Lui : Je ne parle pas de ça, je parle "en général".
- Nous avons eu le malheur de dire que nous étions des féministes radicales, et même en expliquant le terme, nous sommes qualifiées d'"extrémistes et moi j'ai peur des extrémistes".
Entre malhonnêteté intellectuelle, dénigrement systématique ponctué de "mais ton tumblr est une très bonne initiative", l'entreprise consistait clairement à nous énerver, nous faire tourner en bourrique et nous blesser. Or mon amie et moi avons gardé notre calme, ce qui a beaucoup déçu nos détracteurs. Qui (de nationalité étrangère), en sont venus à une extrémité de bêtise en nous assénant que "de toute façon, les Français ne font que râler".
Faute d'arguments de leur part, faute de déferlement de haine misandre et hystérique de notre côté, nous avons été attaquées pour "ne pas accepter le débat d'idées". Or ce ne sont pas des points de vues que nous échangeons. Une femme sur 6 victime de viol ou tentative de viol, ce n'est pas un point de vue. Et oui, nous connaissons mieux le sujet que des hommes qui n'y connaissent rien. Pourtant la conversation s'est terminée sur "vous les Français êtes arrogants, toi (votre dévouée), tu te la pètes parce que tu as écrit un livre (un livre comique, rien à voir), tu n'as pas l'humilité d'accepter que tu ne connais pas mieux le sujet que nous, tout ça parce que ça fait 4 ans que tu l'étudies ! "

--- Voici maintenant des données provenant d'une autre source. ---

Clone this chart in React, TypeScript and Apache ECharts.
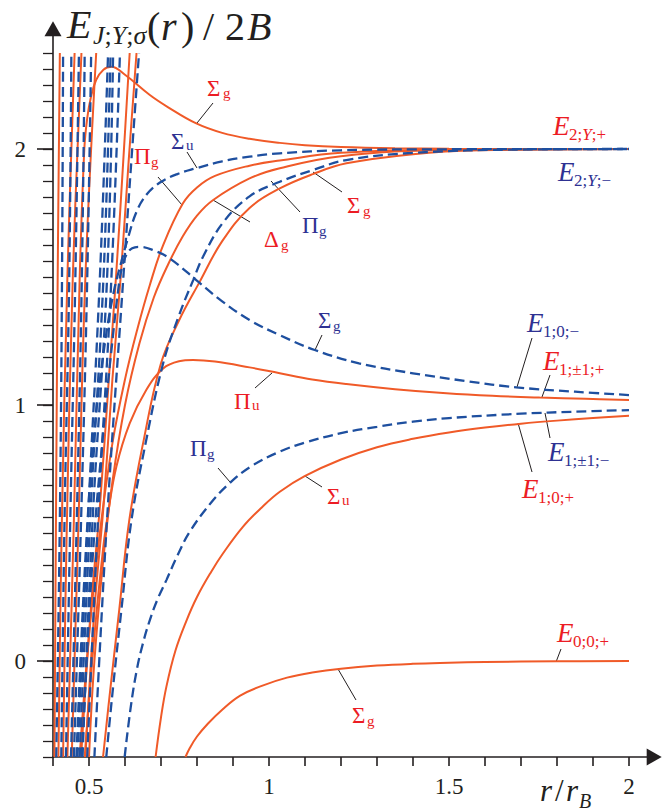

J'ai fait quelque chose d'inédit et de fort agréable. Tranquillement installée dans mon canapé, je n'ai pas bougé d'un iota. J'ai gardé une expression neutre et un air calme, j'ai pointé le hall d'entrée du doigt et j'ai dit : "La porte est juste là. Tu te casses. Tout de suite".
Il l'a fait. C'était bon.
Epilogue. Le lendemain, j'ai reçu un mail d'excuse de Javier, l'ancien prof d'hébreu qui avait amené les deux bougres (et qui avait brillé non par son absence, mais par son silence). Et voici l'une des ses conclusions (je passe sur le "ressentiment des Latino-Américains à l'encontre de l'Europe et son petit confort.." )
"je pense que le sujet a touche un certain orgueil masculin qui s'est senti agressé"
Ce à quoi j'ai répondu :
"Si leur orgueil a été touché, est-ce qu'ils assimilent "homme" et "violeur" ? Personnellement je ne pense pas du tout que tous les hommes soient violents (alors même que "je connais des violeurs", mais je connais aussi bon nombre d'hommes qui sont au clair avec la question)
Cette identification avec la population visée par le tumblr est pour le moins suspecte."